Fig. 5.. Time-of-day anti-PD-L1 treatment determines efficacy.

(A-B) Small intestinal Gr1⁺ or Gr1⁺PD-L1⁺ cells as percent of CD45⁺ cells from WT and Apc^+/−;Bmal1^−/− mice (n=5 mice/group for A and 8 mice/group for B). (C-D) Splenic Gr1⁺ or Gr1⁺PD-L1⁺ cells as percent of CD45⁺ cells from WT and Apc^+/−;Bmal1^−/− mice (n=5 mice/genotype for C, n=7 mice/genotype for D). For A-D, animals were sacrificed at ZT 4 and ZT 16 and analyzed by flow cytometry. (E) Graphical schematic of anti-PD-L1 administration experiment at two circadian time points. (F) Spleen weight of Apc^+/−;Bmal1^−/− mice untreated or treated with anti-PD-L1 at ZT 4 or ZT 16 (n=5 mice/group). (G-H) Small intestinal Gr1⁺ cells or CD8⁺ T cells as percent of CD45⁺ cells from Apc^+/−;Bmal1^−/− mice untreated or treated with anti-PD-L1 at ZT 4 or ZT 16 and analyzed by flow cytometry (n=6 mice/group). (I) Small intestinal polyp size from Apc^+/−;Bmal1^−/− mice untreated or treated with anti-PD-L1 at ZT 4 or ZT 16 (n=70 polyps/group). (J) Tumor volume over time for WT mice after subcutaneous injection of MC38 cells and treatment with IgG or anti-PD-L1 at ZT 4 or ZT 16 (n=7 mice/group). (K) Tumor volume of WT mice 21 days after subcutaneous injection of MC38 cells and treatment with IgG or anti-PD-L1 at ZT 4 or ZT 16 (n=7 mice/group, 2 tumors/mouse). (L) Tumor volume of WT mice 18 days after subcutaneous injection of CMT167 cells and treatment with IgG or anti-PD-L1 at ZT 4 or ZT 16 (n=5 mice/group, 2 tumors/mouse). (M) Tumor volume of WT mice 12 days after subcutaneous injection of D4M-S cells and treatment with IgG or anti-PD-L1 at ZT 4 or ZT 16 (n=5 mice/group, 2 tumors/mouse). Data represent the mean ± SEM. Statistical significance was determined by two-tailed Mann-Whitney T-test for A-D, one-way ANOVA with Tukey’s multiple comparison for F-I and K-M, and two-way ANOVA with Tukey’s multiple comparison for J. Asterisks represent p-values from multiple comparisons, with * indicating a p-value of < 0.05, ** indicating a p-value of < 0.01, *** indicating a p-value of < 0.001, **** indicating a p-value of < 0.0001, and ns = not significant.

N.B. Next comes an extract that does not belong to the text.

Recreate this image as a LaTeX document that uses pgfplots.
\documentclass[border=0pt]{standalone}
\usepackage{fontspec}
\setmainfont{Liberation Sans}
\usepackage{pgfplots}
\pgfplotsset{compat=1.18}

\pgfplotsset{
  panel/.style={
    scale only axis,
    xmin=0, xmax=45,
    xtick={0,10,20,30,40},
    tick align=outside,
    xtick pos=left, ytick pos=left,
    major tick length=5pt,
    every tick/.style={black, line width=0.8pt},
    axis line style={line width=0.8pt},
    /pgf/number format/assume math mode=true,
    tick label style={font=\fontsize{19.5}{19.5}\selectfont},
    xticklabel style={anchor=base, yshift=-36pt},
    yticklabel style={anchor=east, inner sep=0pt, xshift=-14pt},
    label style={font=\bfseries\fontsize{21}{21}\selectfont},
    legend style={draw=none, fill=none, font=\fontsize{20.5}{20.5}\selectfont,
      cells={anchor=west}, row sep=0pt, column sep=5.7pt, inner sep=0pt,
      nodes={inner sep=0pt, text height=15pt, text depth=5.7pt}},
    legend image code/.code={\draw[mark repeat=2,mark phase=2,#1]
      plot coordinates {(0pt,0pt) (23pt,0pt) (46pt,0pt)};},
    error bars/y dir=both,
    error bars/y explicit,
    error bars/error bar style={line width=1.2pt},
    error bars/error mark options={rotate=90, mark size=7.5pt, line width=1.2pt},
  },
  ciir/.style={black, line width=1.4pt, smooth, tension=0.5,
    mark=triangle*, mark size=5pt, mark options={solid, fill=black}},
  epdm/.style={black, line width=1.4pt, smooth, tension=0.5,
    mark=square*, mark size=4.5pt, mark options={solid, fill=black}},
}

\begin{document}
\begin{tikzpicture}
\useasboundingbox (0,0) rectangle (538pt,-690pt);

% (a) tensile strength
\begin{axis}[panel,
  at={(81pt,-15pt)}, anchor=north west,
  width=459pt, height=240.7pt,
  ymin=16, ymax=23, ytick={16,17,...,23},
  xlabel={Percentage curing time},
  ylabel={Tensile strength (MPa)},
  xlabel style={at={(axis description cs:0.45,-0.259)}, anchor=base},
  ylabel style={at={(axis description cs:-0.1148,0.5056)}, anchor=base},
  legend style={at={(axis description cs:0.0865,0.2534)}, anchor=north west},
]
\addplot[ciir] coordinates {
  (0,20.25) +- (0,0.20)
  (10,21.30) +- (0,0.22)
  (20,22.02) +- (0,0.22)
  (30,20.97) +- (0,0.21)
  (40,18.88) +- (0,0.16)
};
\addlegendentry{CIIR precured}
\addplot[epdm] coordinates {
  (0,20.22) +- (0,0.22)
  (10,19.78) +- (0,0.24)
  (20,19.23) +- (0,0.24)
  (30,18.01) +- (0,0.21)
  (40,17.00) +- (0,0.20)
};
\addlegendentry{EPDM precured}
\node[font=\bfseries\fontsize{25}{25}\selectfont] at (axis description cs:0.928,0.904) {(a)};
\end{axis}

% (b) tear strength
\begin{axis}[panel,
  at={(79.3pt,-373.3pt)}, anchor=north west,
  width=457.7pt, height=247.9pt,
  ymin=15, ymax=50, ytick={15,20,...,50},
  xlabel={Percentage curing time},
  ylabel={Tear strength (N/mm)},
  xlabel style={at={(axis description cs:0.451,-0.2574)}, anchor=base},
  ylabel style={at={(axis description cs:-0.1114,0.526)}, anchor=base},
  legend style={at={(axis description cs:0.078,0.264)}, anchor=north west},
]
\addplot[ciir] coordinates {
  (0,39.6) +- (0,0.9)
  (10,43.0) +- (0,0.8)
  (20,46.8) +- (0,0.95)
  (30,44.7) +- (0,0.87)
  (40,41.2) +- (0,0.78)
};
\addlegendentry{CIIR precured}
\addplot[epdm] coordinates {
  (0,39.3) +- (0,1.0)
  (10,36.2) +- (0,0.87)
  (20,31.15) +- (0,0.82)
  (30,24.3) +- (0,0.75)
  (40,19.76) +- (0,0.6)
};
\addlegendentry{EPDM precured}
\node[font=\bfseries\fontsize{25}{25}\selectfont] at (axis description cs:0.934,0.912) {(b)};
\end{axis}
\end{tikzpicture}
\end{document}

Fig. 6.. Model depicting circadian regulation of MDSCs for anti-PD-L1 treatment.

MDSC abundance and PD-L1 expression is regulated by the circadian clock with a peak during the early active phase. By treating with anti-PD-L1 during the early active phase, when PD-L1 expressing MDSCs are most abundant, immune infiltration is stimulated and tumor growth is inhibited. Figure created using biorender.com.